___ RECORDED INFORMATION

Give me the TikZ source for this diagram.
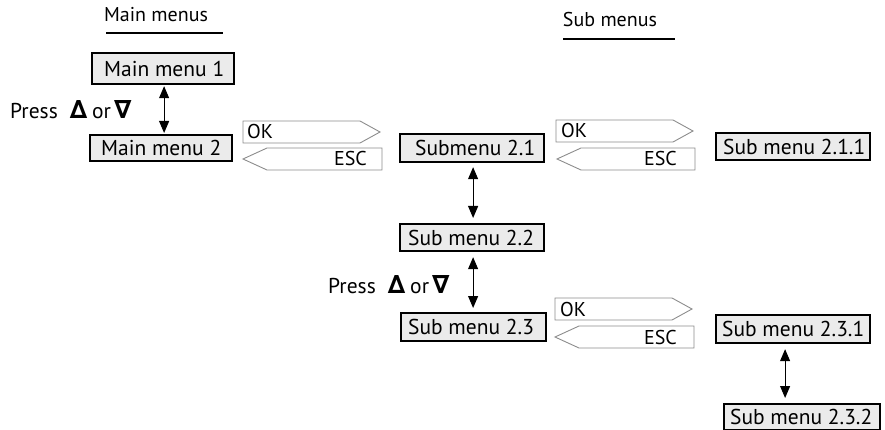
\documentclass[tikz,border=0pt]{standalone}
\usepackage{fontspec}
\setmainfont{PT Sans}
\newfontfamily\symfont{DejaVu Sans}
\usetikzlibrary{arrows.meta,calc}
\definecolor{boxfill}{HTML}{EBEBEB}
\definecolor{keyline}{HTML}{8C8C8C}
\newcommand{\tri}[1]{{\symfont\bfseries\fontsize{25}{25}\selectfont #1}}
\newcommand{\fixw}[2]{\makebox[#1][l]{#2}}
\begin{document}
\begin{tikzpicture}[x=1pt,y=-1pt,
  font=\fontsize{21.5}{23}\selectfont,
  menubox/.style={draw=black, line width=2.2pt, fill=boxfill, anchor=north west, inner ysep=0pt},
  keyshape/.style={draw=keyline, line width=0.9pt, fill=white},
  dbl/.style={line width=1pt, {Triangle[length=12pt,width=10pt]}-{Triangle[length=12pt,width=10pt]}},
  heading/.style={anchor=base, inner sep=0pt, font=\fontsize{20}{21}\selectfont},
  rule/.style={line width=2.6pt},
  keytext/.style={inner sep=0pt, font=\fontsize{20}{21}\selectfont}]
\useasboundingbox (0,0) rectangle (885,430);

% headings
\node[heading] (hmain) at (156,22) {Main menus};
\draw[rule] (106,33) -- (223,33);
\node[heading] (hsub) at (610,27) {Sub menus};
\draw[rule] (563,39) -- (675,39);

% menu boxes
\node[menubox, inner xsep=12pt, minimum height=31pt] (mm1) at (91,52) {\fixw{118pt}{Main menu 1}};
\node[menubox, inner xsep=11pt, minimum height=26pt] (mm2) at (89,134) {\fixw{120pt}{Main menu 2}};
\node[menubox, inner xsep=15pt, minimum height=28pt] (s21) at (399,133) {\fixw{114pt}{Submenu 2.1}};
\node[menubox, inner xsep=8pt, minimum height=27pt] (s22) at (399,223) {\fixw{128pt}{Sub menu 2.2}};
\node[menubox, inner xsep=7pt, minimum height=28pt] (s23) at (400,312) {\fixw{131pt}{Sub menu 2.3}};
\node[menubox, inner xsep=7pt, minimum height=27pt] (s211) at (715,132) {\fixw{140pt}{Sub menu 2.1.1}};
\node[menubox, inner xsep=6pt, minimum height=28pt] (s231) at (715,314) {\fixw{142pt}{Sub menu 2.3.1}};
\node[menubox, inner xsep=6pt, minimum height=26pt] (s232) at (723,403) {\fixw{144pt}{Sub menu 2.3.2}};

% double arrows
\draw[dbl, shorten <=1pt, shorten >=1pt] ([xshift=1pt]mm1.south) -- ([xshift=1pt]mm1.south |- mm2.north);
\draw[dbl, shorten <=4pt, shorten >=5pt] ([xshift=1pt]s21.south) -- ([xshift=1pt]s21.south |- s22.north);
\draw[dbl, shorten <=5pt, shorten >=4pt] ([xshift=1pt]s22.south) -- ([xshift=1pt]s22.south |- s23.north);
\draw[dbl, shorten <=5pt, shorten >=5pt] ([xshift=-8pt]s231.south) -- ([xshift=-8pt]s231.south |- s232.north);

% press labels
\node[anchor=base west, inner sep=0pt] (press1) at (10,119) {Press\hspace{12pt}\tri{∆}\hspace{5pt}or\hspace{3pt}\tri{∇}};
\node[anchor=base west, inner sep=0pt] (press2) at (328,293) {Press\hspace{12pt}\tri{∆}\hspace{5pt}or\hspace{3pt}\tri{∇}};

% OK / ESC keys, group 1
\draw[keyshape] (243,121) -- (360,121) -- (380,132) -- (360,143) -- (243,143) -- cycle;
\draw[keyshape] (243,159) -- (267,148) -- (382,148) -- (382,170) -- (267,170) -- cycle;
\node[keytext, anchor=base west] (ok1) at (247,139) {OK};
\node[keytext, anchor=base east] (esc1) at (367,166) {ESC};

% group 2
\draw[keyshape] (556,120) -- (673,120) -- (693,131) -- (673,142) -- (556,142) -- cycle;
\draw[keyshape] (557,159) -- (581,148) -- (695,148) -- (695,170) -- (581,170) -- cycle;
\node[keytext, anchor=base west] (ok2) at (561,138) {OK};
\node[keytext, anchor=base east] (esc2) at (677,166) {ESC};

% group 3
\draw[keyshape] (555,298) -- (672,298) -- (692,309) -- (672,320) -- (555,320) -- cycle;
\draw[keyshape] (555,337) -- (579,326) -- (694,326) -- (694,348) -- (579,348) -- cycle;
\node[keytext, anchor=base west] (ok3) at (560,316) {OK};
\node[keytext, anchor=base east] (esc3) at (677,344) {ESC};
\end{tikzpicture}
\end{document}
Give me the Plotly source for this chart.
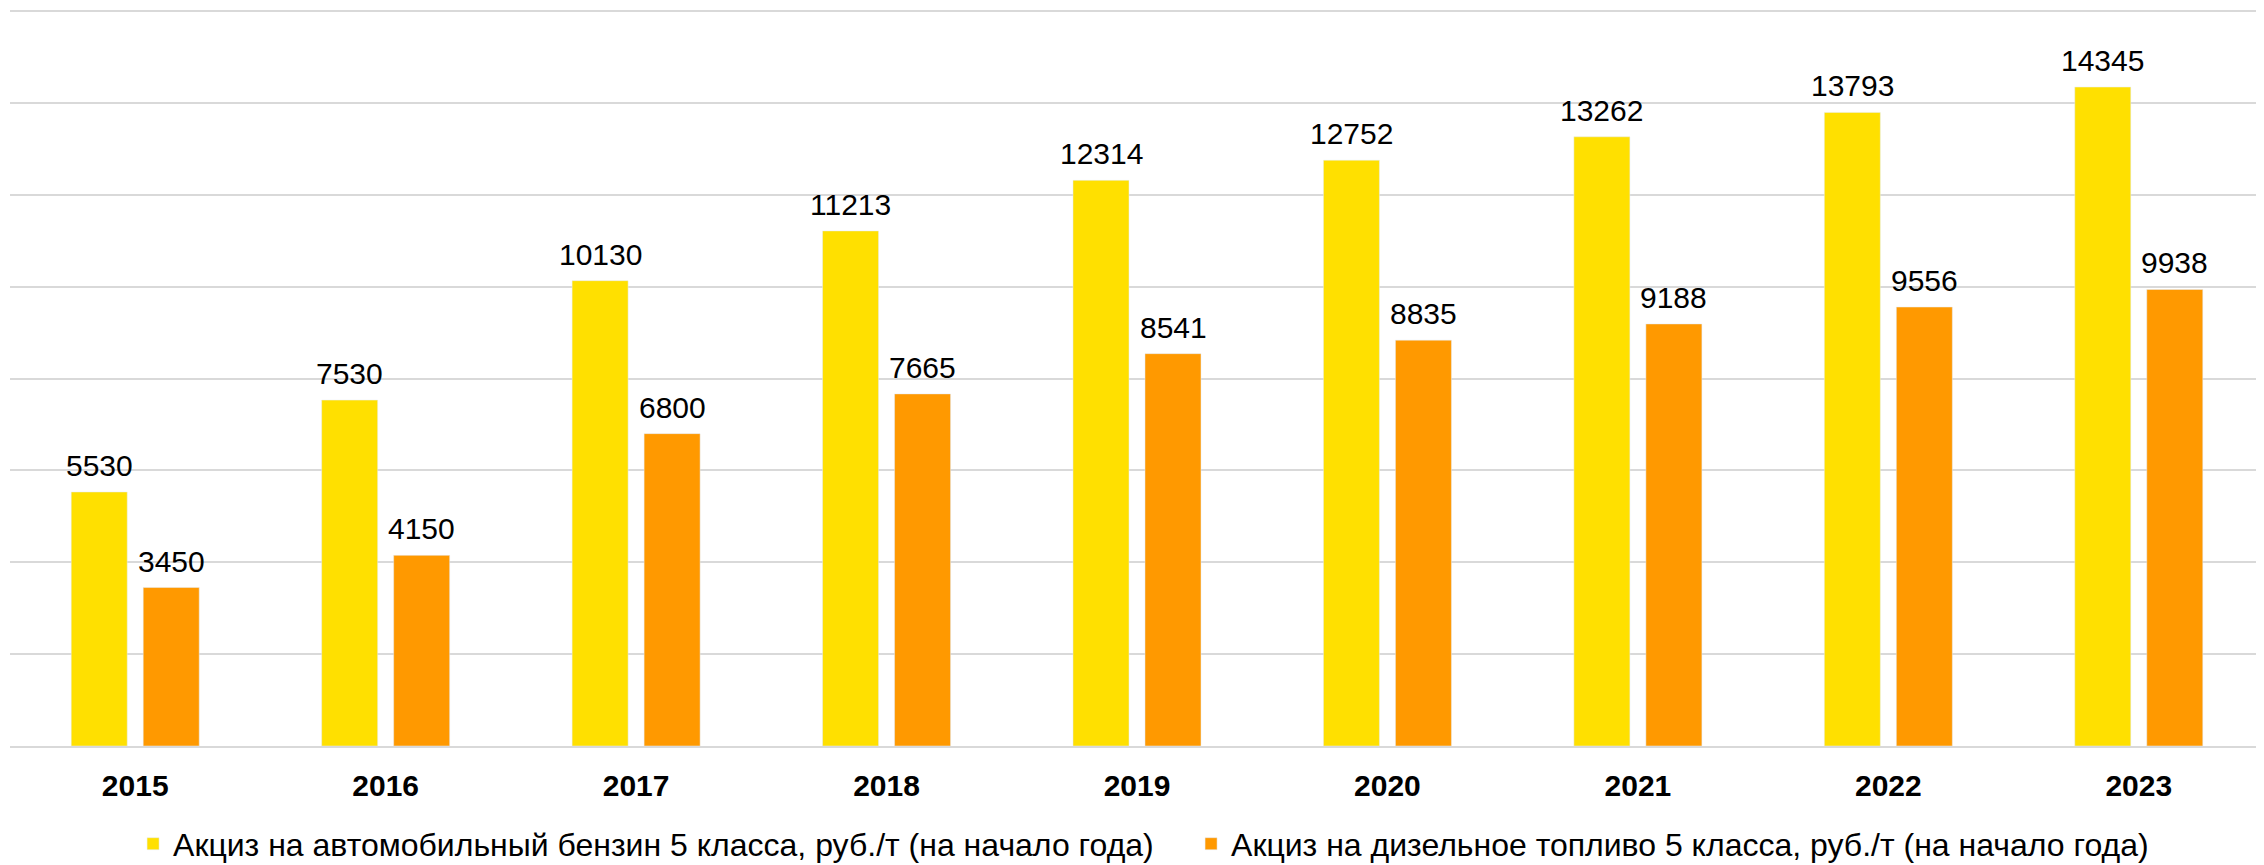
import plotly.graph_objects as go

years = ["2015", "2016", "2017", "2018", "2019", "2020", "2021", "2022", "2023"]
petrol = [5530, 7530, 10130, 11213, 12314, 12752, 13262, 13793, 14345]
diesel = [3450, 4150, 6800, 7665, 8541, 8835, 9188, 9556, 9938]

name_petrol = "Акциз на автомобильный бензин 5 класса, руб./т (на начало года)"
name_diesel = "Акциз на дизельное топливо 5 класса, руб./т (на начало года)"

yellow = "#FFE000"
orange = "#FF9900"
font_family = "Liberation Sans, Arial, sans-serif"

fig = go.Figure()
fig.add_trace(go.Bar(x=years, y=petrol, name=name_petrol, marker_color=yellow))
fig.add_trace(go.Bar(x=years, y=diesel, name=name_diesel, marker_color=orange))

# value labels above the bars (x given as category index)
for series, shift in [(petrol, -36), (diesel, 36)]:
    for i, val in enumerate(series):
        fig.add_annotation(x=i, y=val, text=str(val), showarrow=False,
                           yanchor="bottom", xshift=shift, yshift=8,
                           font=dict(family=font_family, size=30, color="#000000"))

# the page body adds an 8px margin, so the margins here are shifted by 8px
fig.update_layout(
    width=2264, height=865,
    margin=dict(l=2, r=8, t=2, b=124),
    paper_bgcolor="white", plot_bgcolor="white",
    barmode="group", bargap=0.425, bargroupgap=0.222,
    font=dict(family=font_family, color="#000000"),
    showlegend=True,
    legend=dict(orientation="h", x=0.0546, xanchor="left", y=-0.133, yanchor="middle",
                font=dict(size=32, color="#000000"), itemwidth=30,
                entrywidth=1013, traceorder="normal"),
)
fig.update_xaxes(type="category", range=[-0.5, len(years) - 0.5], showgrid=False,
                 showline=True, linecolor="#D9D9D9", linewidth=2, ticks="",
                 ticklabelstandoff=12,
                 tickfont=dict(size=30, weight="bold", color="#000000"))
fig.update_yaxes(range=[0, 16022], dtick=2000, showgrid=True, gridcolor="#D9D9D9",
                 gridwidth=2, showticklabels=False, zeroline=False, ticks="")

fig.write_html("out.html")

______
___ RECORDED INFORMATION

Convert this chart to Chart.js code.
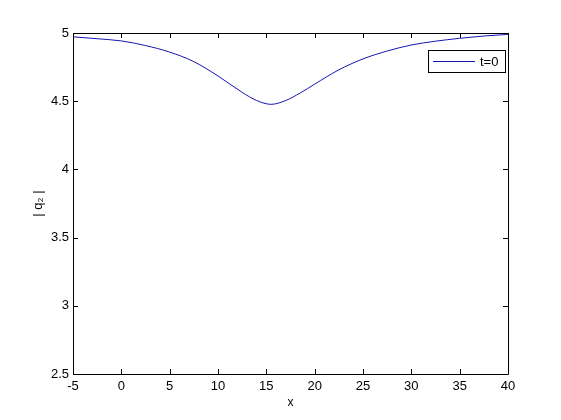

______
___ RECORDED INFORMATION

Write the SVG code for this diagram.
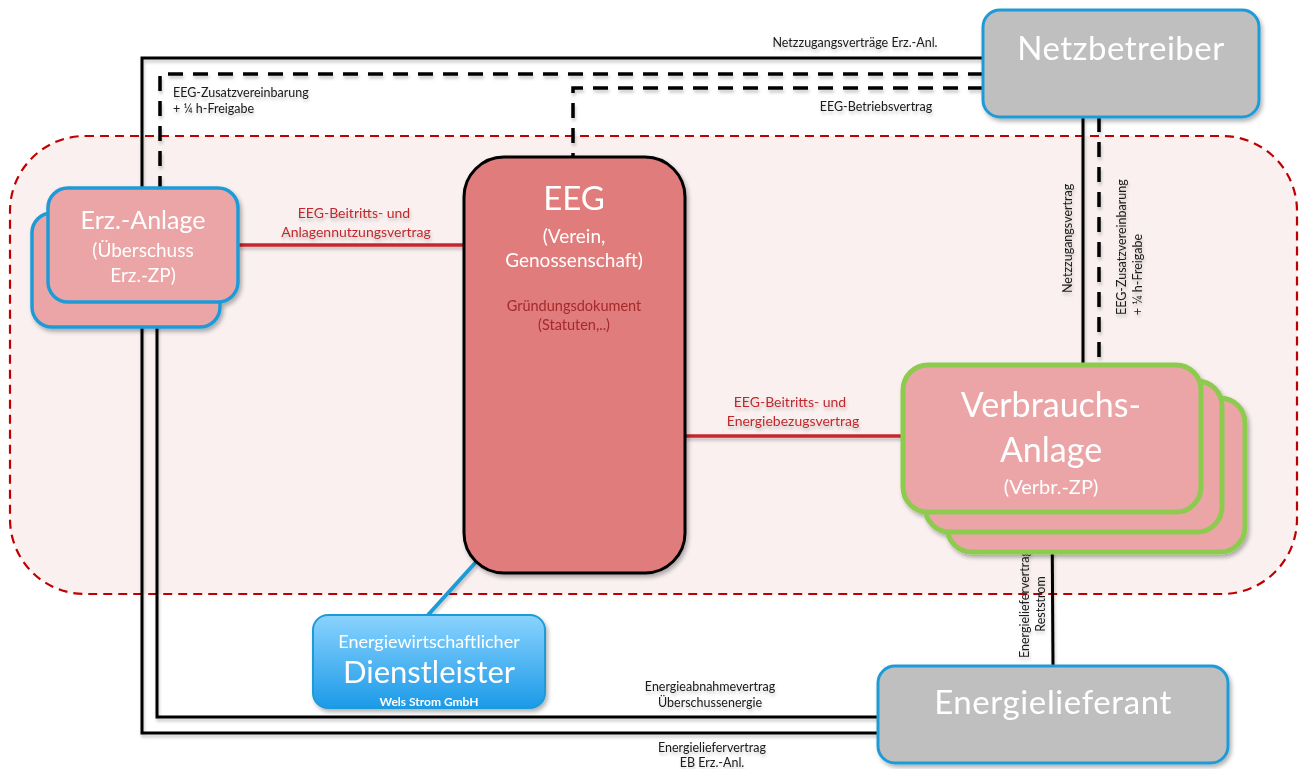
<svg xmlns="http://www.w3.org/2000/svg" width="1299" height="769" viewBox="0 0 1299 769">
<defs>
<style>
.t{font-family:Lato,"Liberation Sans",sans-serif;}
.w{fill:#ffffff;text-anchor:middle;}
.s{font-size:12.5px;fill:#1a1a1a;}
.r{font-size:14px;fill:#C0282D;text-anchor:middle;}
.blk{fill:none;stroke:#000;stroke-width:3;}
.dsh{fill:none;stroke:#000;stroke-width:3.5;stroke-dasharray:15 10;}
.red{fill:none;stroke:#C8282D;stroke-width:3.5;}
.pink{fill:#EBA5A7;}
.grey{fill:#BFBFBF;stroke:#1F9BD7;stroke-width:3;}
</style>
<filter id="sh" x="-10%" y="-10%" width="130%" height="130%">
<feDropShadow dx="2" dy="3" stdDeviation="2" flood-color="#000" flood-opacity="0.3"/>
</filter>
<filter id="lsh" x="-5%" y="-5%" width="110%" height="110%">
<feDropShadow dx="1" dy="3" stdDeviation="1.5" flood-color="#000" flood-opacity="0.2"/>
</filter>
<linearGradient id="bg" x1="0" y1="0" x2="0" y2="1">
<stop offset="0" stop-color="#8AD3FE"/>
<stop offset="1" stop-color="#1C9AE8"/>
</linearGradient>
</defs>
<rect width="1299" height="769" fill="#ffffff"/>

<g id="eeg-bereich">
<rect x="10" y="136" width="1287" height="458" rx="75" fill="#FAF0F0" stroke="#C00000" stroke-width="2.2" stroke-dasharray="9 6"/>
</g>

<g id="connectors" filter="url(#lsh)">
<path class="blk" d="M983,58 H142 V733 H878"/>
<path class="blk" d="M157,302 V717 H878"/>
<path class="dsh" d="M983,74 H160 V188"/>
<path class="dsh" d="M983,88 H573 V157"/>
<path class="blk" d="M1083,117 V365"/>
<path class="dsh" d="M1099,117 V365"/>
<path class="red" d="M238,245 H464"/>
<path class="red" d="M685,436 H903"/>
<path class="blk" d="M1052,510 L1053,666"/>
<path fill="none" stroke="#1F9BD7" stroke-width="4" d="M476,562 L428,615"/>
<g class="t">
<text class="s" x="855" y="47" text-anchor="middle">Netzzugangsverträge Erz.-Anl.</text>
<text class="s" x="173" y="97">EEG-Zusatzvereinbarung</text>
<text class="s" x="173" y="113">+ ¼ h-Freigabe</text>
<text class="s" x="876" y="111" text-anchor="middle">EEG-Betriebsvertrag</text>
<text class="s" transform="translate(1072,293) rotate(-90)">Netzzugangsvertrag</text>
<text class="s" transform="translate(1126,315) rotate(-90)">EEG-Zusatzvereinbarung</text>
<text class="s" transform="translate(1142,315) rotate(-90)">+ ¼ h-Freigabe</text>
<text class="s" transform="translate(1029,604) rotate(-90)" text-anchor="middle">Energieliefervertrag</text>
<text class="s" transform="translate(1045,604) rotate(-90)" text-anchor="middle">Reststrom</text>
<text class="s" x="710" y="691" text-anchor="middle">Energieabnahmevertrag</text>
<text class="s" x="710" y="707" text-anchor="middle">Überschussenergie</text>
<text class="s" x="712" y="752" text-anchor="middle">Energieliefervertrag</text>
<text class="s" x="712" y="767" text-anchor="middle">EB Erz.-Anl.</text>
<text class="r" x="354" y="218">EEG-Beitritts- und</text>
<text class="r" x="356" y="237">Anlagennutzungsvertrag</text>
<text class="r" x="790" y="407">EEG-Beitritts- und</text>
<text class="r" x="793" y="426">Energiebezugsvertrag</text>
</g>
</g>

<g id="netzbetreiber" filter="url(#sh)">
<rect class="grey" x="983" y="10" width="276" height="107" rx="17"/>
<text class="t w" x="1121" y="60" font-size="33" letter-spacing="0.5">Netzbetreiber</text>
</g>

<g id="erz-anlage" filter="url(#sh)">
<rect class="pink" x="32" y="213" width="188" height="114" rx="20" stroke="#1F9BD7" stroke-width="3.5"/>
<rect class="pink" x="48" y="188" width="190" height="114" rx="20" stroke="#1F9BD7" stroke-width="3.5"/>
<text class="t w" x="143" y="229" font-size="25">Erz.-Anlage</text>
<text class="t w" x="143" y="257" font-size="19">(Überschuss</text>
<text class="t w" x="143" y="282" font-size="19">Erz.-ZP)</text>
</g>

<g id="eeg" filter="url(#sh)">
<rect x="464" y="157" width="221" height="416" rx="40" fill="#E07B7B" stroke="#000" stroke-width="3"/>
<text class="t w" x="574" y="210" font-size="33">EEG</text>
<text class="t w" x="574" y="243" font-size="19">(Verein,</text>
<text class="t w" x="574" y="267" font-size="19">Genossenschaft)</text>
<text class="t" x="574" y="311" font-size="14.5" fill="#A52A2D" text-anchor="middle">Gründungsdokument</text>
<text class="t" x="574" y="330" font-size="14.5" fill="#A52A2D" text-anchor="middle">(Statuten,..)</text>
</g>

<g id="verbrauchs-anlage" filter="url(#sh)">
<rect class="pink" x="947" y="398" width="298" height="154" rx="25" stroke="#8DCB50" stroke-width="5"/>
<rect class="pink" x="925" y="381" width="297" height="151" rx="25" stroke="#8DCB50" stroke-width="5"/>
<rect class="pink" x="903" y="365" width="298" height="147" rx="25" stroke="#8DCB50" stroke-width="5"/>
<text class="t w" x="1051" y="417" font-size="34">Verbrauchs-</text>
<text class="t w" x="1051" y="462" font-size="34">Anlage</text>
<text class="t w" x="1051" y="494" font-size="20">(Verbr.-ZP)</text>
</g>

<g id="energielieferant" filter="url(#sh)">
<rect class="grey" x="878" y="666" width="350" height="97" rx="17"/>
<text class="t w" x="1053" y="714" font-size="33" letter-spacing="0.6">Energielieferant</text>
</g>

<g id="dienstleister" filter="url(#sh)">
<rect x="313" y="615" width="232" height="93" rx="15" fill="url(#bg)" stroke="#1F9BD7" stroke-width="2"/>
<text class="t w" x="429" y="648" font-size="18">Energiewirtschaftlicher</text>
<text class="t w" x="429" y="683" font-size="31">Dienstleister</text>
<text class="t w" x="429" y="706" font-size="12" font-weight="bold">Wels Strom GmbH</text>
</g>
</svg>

______

GOAL: Check each line in the records for the word "this" and say how many have it, with nothing else.

WRITTEN ANSWER: 4